Il sospetto, ad esempio, è che Bruxelles intenda davvero introdurre un tetto al prezzo del gas russo, ben sapendo che questo quasi certamente comporterà l’azzeramento dei flussi dall’unico gasdotto ancora funzionante, quello che passa per l’Ucraina. Sospetto che ne porta con sé un altro, cioè che vi sia una deliberata intenzione di nuocere.

Esaminiamo le radici del problema energetico europeo. L’idea nata negli anni ’90 era di creare un mercato europeo concorrenziale per una materia prima essenziale come il gas naturale. Avendo poca produzione, l’Europa importava gas dai paesi grandi produttori (Norvegia, Russia, Algeria) con contratti di lungo termine. Il prezzo iniziale della materia prima variava di mese in mese, essendo agganciato all’andamento dei prezzi di un paniere di petroli con formule che usavano la media dei prezzi dei petroli e del cambio con il dollaro su tre, sei o nove mesi. Il prezzo del gas era quindi legato a un mercato estremamente liquido, quello del petrolio in dollari USA, e le formule di calcolo che usavano valori medi su più mesi fornivano una certa prevedibilità e bassa volatilità. Il gas così importato dalle poche grandi compagnie che potevano farlo (dati i vincoli di trasporto, la necessità di grandi capitali e le situazioni di monopolio di fatto o ex-lege), veniva da queste commercializzato nei singoli paesi europei. A prezzo fisso, a volte, il che presupponeva che le stesse compagnie effettuassero operazioni di copertura (hedging), oppure replicando in vendita la formula di acquisto legata al petrolio (oil-linked).

L’introduzione del mercato europeo ha significato la necessità per Bruxelles di individuare una sede europea in cui scambiare gas in euro. Alla base di tutto c’è questo: la sovranità dell’euro.
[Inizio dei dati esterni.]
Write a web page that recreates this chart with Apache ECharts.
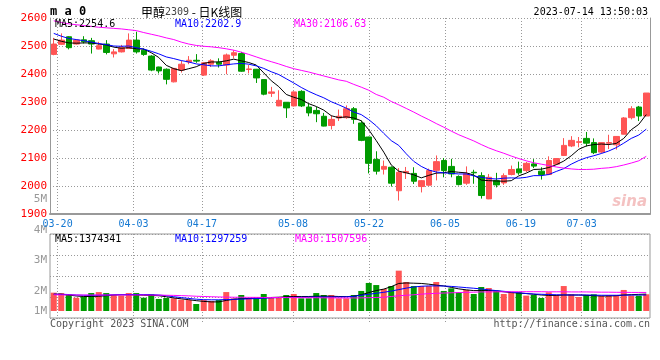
<!DOCTYPE html>
<html><head><meta charset="utf-8">
<script src="https://cdn.jsdelivr.net/npm/echarts@6/dist/echarts.min.js"></script>
<style>html,body{margin:0;padding:0;background:#fff}#c{width:660px;height:360px}</style>
</head><body><div id="c"></div>
<script>
const dates = ['03-17','03-20','03-21','03-22','03-23','03-24','03-27','03-28','03-29','03-30','03-31',
'04-03','04-04','04-06','04-07','04-10','04-11','04-12','04-13','04-14','04-17','04-18','04-19','04-20','04-21',
'04-24','04-25','04-26','04-27','04-28','05-04','05-05','05-08','05-09','05-10','05-11','05-12',
'05-15','05-16','05-17','05-18','05-19','05-22','05-23','05-24','05-25','05-26','05-29','05-30','05-31','06-01','06-02',
'06-05','06-06','06-07','06-08','06-09','06-12','06-13','06-14','06-15','06-16','06-19','06-20','06-21',
'06-26','06-27','06-28','06-29','06-30','07-03','07-04','07-05','07-06','07-07','07-10','07-11','07-12','07-13','07-14'];
const xTickLabels = ['03-20','04-03','04-17','05-08','05-22','06-05','06-19','07-03'];
const priceTicks = [1900,2000,2100,2200,2300,2400,2500,2600];
const volTickLabels = ['1M','2M','3M','4M','5M'];

const opens = [2470,2506,2533,2507,2522,2519,2489,2507,2472,2479,2491,2521,2485,2464,2425,2417,2372,2414,2443,2449,
2396,2435,2442,2432,2467,2473,2416,2417,2380,2331,2286,2299,2286,2338,2282,2270,2249,2216,2243,2244,
2276,2225,2175,2095,2060,2067,1983,2047,2045,1998,2003,2056,2091,2070,2034,2010,2049,2037,1954,2019,
2011,2041,2061,2055,2079,2053,2041,2078,2109,2143,2156,2170,2155,2121,2153,2147,2185,2244,2282,2250];
const closes = [2507,2521,2494,2521,2515,2507,2501,2477,2479,2494,2521,2479,2470,2414,2411,2381,2420,2435,2449,2446,
2440,2447,2435,2468,2476,2410,2418,2386,2328,2336,2306,2279,2336,2286,2261,2258,2214,2238,2249,2276,
2238,2163,2081,2053,2070,2010,2049,2052,2017,2019,2055,2087,2055,2043,2005,2044,2047,1966,2031,2004,
2037,2059,2047,2081,2071,2041,2091,2098,2145,2163,2158,2153,2119,2155,2155,2177,2243,2276,2250,2332];
const lows = [2467,2504,2488,2505,2509,2473,2488,2470,2459,2477,2489,2473,2465,2410,2402,2363,2370,2405,2435,2440,
2393,2425,2423,2399,2456,2408,2402,2368,2324,2318,2285,2243,2284,2282,2249,2228,2213,2202,2232,2240,
2222,2160,2045,2041,2041,1998,1948,2025,2007,1977,2001,2020,2031,2031,2002,2004,2008,1955,1953,1995,
2004,2038,2040,2050,2064,2023,2039,2076,2107,2139,2138,2141,2114,2117,2132,2130,2184,2238,2232,2250];
const highs = [2529,2545,2535,2523,2535,2529,2515,2521,2489,2504,2545,2551,2491,2467,2426,2420,2422,2447,2464,2471,
2443,2453,2456,2473,2485,2479,2432,2418,2381,2354,2342,2300,2338,2342,2294,2282,2261,2252,2273,2288,
2282,2234,2176,2124,2091,2070,2064,2068,2067,2021,2062,2109,2100,2097,2038,2070,2058,2049,2043,2047,
2045,2073,2087,2086,2096,2067,2106,2100,2171,2178,2175,2193,2170,2157,2183,2178,2246,2285,2286,2332];

const ma5 = [2525,2517,2511,2510,2511,2511,2507,2504,2496,2492,2494,2490,2489,2476,2459,2431,2419,2412,2419,2426,
2438,2443,2443,2447,2453,2447,2441,2432,2404,2376,2355,2327,2317,2309,2294,2284,2271,2251,2244,2247,
2243,2233,2201,2162,2121,2075,2053,2047,2040,2029,2038,2046,2047,2052,2049,2047,2039,2021,2019,2018,
2017,2019,2036,2046,2059,2060,2066,2076,2089,2108,2131,2143,2148,2150,2148,2152,2170,2201,2220,2255];
const ma10 = [2545,2535,2527,2523,2519,2514,2509,2505,2500,2499,2500,2494,2489,2481,2472,2461,2455,2448,2443,2436,
2433,2429,2429,2433,2436,2438,2435,2429,2420,2408,2398,2383,2368,2352,2338,2326,2315,2301,2290,2278,
2264,2255,2237,2215,2188,2162,2145,2115,2088,2070,2057,2050,2047,2045,2043,2043,2036,2031,2027,2025,
2028,2029,2028,2031,2037,2037,2041,2052,2062,2078,2091,2101,2108,2116,2125,2137,2153,2170,2182,2203];
const ma30 = [2590,2584,2579,2576,2573,2570,2567,2565,2563,2561,2558,2555,2548,2542,2536,2529,2523,2514,2507,2502,
2499,2497,2494,2490,2485,2478,2470,2461,2452,2444,2436,2427,2419,2413,2407,2400,2393,2386,2379,2374,
2363,2353,2342,2327,2317,2302,2290,2277,2264,2250,2237,2223,2210,2196,2183,2172,2161,2148,2136,2126,
2117,2107,2098,2090,2083,2078,2073,2068,2064,2061,2059,2059,2060,2063,2065,2069,2075,2082,2090,2106];

const volumes = [1490000,1460000,1360000,1080000,1160000,1460000,1540000,1460000,1300000,1250000,
1460000,1460000,1080000,1360000,980000,1060000,1030000,920000,890000,570000,
890000,810000,890000,1540000,1030000,1300000,1030000,1030000,1380000,1110000,
1110000,1300000,1380000,1030000,1030000,1460000,1300000,1300000,1030000,1030000,
1300000,1630000,2280000,2110000,1790000,2030000,3280000,2360000,2030000,2030000,
2030000,2360000,1630000,1840000,1520000,1710000,1380000,1950000,1870000,1630000,
1380000,1520000,1520000,1250000,1300000,1060000,1520000,1300000,2030000,1360000,
1140000,1300000,1360000,1220000,1300000,1300000,1710000,1250000,1250000,1360000];
const volMa5 = [1360000,1360000,1300000,1220000,1180000,1180000,1200000,1240000,1300000,1320000,
1320000,1310000,1280000,1270000,1240000,1160000,1060000,990000,920000,840000,
780000,740000,740000,860000,950000,1000000,1020000,1050000,1080000,1100000,
1120000,1160000,1180000,1180000,1180000,1200000,1210000,1200000,1180000,1170000,
1200000,1320000,1500000,1660000,1780000,1980000,2240000,2280000,2260000,2240000,
2180000,2100000,2040000,1920000,1800000,1720000,1660000,1660000,1660000,1640000,
1560000,1500000,1460000,1420000,1360000,1300000,1270000,1270000,1300000,1300000,
1300000,1280000,1240000,1220000,1220000,1240000,1300000,1330000,1350000,1374341];
const volMa10 = [1370000,1360000,1340000,1300000,1280000,1270000,1280000,1300000,1320000,1330000,
1340000,1340000,1340000,1330000,1300000,1240000,1160000,1090000,1020000,960000,
920000,910000,910000,930000,950000,970000,990000,1010000,1040000,1070000,
1090000,1100000,1110000,1120000,1130000,1140000,1140000,1140000,1140000,1150000,
1190000,1280000,1360000,1440000,1520000,1620000,1740000,1860000,1950000,2010000,
2040000,2040000,2030000,2000000,1950000,1900000,1850000,1790000,1720000,1660000,
1600000,1540000,1480000,1420000,1380000,1360000,1340000,1320000,1310000,1300000,
1300000,1300000,1290000,1280000,1280000,1280000,1290000,1290000,1300000,1297259];
const volMa30 = [1320000,1310000,1310000,1300000,1300000,1300000,1300000,1300000,1300000,1300000,
1300000,1300000,1300000,1290000,1290000,1280000,1270000,1250000,1230000,1200000,
1180000,1160000,1140000,1130000,1120000,1120000,1110000,1110000,1100000,1100000,
1100000,1090000,1090000,1080000,1080000,1080000,1070000,1070000,1060000,1060000,
1060000,1070000,1080000,1100000,1120000,1180000,1240000,1280000,1320000,1370000,
1410000,1440000,1460000,1480000,1500000,1520000,1530000,1550000,1550000,1560000,
1560000,1560000,1570000,1570000,1570000,1570000,1560000,1560000,1560000,1550000,
1550000,1550000,1540000,1530000,1530000,1520000,1520000,1510000,1510000,1507596];

const maLegend = ['MA5:2254.6','MA10:2202.9','MA30:2106.63'];
const volLegend = ['MA5:1374341','MA10:1297259','MA30:1507596'];
const titleParts = ['甲醇','2309',' - 日K线图'];
const symbolNote = 'm a 0';
const stamp = '2023-07-14 13:50:03';
const footLeft = 'Copyright 2023 SINA.COM';
const footRight = 'http://finance.sina.com.cn';

const RED = '#ff5555', GREEN = '#009a00';
const MONO = 'DejaVu Sans Mono';
const candleData = opens.map((o, i) => [o, closes[i], lows[i], highs[i]]);
const tickShow = (i, v) => xTickLabels.indexOf(v) >= 0;
const dotted = {type: [1, 2], color: '#999', width: 1};

function line(name, data, color, xi, yi) {
  return {name, type: 'line', data, xAxisIndex: xi, yAxisIndex: yi, symbol: 'none',
    lineStyle: {color, width: 1}, silent: true, z: 5};
}

const option = {
  animation: false,
  backgroundColor: '#fff',
  grid: [
    {left: 50, top: 18, width: 600, height: 196},
    {left: 50, top: 234, width: 600, height: 84, show: true, borderColor: '#999', borderWidth: 1},
    {left: 50, top: 199.5, width: 600, height: 122}
  ],
  xAxis: [
    {type: 'category', gridIndex: 0, data: dates, boundaryGap: true, show: false},
    {type: 'category', gridIndex: 0, data: dates, boundaryGap: false, position: 'bottom',
      axisLine: {lineStyle: {color: '#999', width: 2}}, axisTick: {show: false},
      axisLabel: {interval: tickShow, color: '#1478d2', fontFamily: MONO, fontSize: 10, margin: 5},
      splitLine: {show: true, interval: tickShow, lineStyle: dotted}},
    {type: 'category', gridIndex: 1, data: dates, boundaryGap: true, show: false},
    {type: 'category', gridIndex: 1, data: dates, boundaryGap: false, position: 'bottom',
      axisLine: {show: false}, axisLabel: {show: false},
      axisTick: {show: true, interval: tickShow, inside: false, length: 5, lineStyle: dotted},
      splitLine: {show: true, interval: tickShow, lineStyle: dotted}},
    {type: 'value', gridIndex: 2, min: 0, max: 1, show: false}
  ],
  yAxis: [
    {type: 'value', gridIndex: 0, min: priceTicks[0], max: priceTicks[priceTicks.length - 1], interval: 100,
      position: 'left',
      axisLine: {show: true, lineStyle: {color: '#999', width: 1}}, axisTick: {show: false},
      axisLabel: {color: '#ff0000', fontFamily: MONO, fontSize: 11, margin: 3, padding: [0, 0, 3, 0],
        formatter: v => String(priceTicks[priceTicks.indexOf(v)])},
      splitLine: {show: true, lineStyle: dotted}},
    {type: 'value', gridIndex: 0, min: 1900, max: 2600, position: 'right',
      axisLine: {show: true, lineStyle: {color: '#999', width: 1}}, axisTick: {show: false},
      axisLabel: {show: false}, splitLine: {show: false}},
    {type: 'value', gridIndex: 1, min: -569000, max: 6260000, show: false},
    {type: 'value', gridIndex: 1, min: 0, max: 4, interval: 1, position: 'right',
      axisLine: {show: false}, axisTick: {show: false}, axisLabel: {show: false},
      splitLine: {show: true, lineStyle: dotted}},
    {type: 'value', gridIndex: 2, min: 1000000, max: 5000000, interval: 1000000, position: 'left',
      axisLine: {show: false}, axisTick: {show: false}, splitLine: {show: false},
      axisLabel: {color: '#999', fontFamily: MONO, fontSize: 11, margin: 3,
        formatter: v => {
          const lbl = volTickLabels[Math.round(v / 1000000) - 1];
          return v === 1000000 ? '{low|' + lbl + '}' : lbl;
        },
        rich: {low: {color: '#999', fontFamily: MONO, fontSize: 11, padding: [0, 0, 20, 0]}}}}
  ],
  series: [
    {name: 'K', type: 'candlestick', data: candleData, xAxisIndex: 0, yAxisIndex: 0, barWidth: 6,
      silent: true,
      itemStyle: {color: RED, color0: GREEN, borderColor: RED, borderColor0: GREEN, borderWidth: 1}},
    line('MA5', ma5, '#000000', 0, 0),
    line('MA10', ma10, '#0000ff', 0, 0),
    line('MA30', ma30, '#ff00ff', 0, 0),
    {name: 'VOL', type: 'bar', data: volumes, xAxisIndex: 2, yAxisIndex: 2, barWidth: 6, silent: true,
      itemStyle: {color: p => closes[p.dataIndex] >= opens[p.dataIndex] ? RED : GREEN}},
    line('VMA5', volMa5, '#000000', 2, 2),
    line('VMA10', volMa10, '#0000ff', 2, 2),
    line('VMA30', volMa30, '#ff00ff', 2, 2)
  ],
  graphic: [
    {type: 'text', x: 50, y: 12, z: 100, style: {text: symbolNote, fill: '#000', font: 'bold 12px ' + MONO, verticalAlign: 'middle'}},
    {type: 'text', x: 141, y: 12, z: 100, style: {
      text: '{a|' + titleParts[0] + '}{b|' + titleParts[1] + '}{a|' + titleParts[2] + '}',
      verticalAlign: 'middle',
      rich: {a: {fill: '#000', fontFamily: 'Noto Sans CJK SC', fontSize: 12},
             b: {fill: '#444', fontFamily: MONO, fontSize: 10}}}},
    {type: 'text', x: 648, y: 12, z: 100, style: {text: stamp, fill: '#000', font: '10px ' + MONO, align: 'right', verticalAlign: 'middle'}},
    {type: 'text', x: 55, y: 24, z: 100, style: {text: maLegend[0], fill: '#000', font: '10px ' + MONO, verticalAlign: 'middle'}},
    {type: 'text', x: 175, y: 24, z: 100, style: {text: maLegend[1], fill: '#0000ff', font: '10px ' + MONO, verticalAlign: 'middle'}},
    {type: 'text', x: 294, y: 24, z: 100, style: {text: maLegend[2], fill: '#ff00ff', font: '10px ' + MONO, verticalAlign: 'middle'}},
    {type: 'text', x: 55, y: 239, z: 100, style: {text: volLegend[0], fill: '#000', font: '10px ' + MONO, verticalAlign: 'middle'}},
    {type: 'text', x: 175, y: 239, z: 100, style: {text: volLegend[1], fill: '#0000ff', font: '10px ' + MONO, verticalAlign: 'middle'}},
    {type: 'text', x: 295, y: 239, z: 100, style: {text: volLegend[2], fill: '#ff00ff', font: '10px ' + MONO, verticalAlign: 'middle'}},
    {type: 'text', x: 50, y: 324, z: 100, style: {text: footLeft, fill: '#555', font: '10px ' + MONO, verticalAlign: 'middle'}},
    {type: 'text', x: 650, y: 324, z: 100, style: {text: footRight, fill: '#555', font: '10px ' + MONO, align: 'right', verticalAlign: 'middle'}},
    {type: 'text', x: 647, y: 202, z: 1, style: {text: 'sina', fill: 'rgba(230,120,120,0.45)', font: 'italic bold 15px DejaVu Sans', align: 'right', verticalAlign: 'middle'}}
  ]
};

const chart = echarts.init(document.getElementById('c'), null, {renderer: 'canvas'});
chart.setOption(option);
</script></body></html>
Lo dice la stessa Commissione nella sua relazione periodica al Parlamento europeo e al Consiglio del 14 ottobre 2020 COM(2020) 951, a pag. 5.

“Sebbene l’indicizzazione al petrolio svolga un ruolo importante nella definizione dei prezzi del gas sui mercati mediterranei, questo meccanismo di fissazione dei prezzi sta perdendo terreno in Europa in quanto i mercati del gas sono sempre più integrati, i fornitori tendono ad approvvigionare il gas direttamente dai mercati all’ingrosso e i contratti a lungo termine sono sempre più indicizzati ai prezzi del mercato del gas.”

E poi:

“La maggiore sovranità europea sulla formazione dei prezzi del gas rafforza il ruolo dell’euro nel commercio di energia nell’UE, in quanto riduce l’influenza dei prezzi importati denominati in dollari USA e l’esposizione alla volatilità dei mercati internazionali dei prodotti energetici”.
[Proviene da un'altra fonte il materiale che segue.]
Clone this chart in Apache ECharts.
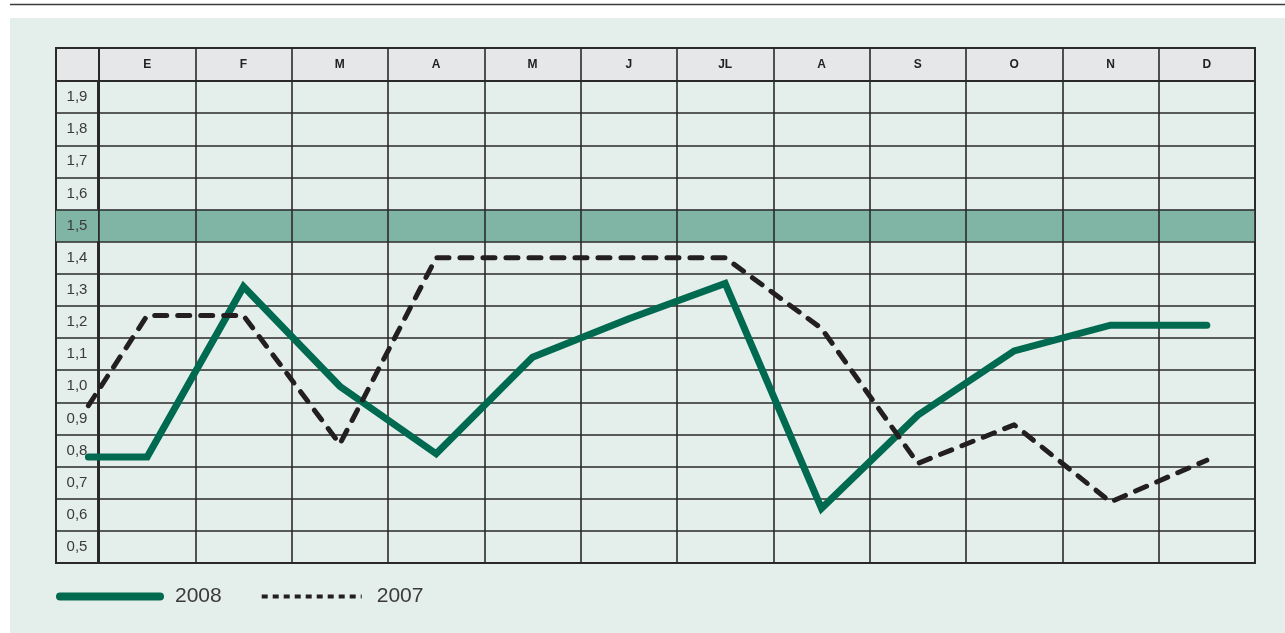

Quindi: la maggiore sovranità europea sulla formazione dei prezzi rafforza il ruolo dell’euro perché riduce l’influenza del dollaro americano. Per questo è stato creato il mercato del TTF, per questo è stata incentivata l’uscita dai contratti indicizzati al petrolio: per ideologia, perché l’Unione europea potesse imporre l’euro come valuta di scambio su una materia prima.

Certo, il concetto di “sovranità” stride con i proclami da gioventù di Ventotene, che lo assimilano al fascismo. Evidentemente la sovranità non va bene se è nazionale, ma va benissimo se è europea. Del resto, la sovranità nazionale è esercitabile dai cittadini di fronte ai quali i rappresentanti eletti sono politicamente responsabili. Mentre la sovranità europea è esercitata solo da una ristretta élite cooptata e “al riparo dal processo elettorale”, come ha dichiarato Mario Monti nel 1998. Nello stesso libro, Monti afferma poi che “Le paure sono state all’origine dell’integrazione […] e rimangono tra i motori dell’integrazione”.

In radice, il problema energetico è solo apparentemente tecnico. In realtà è un problema di mancanza di democrazia.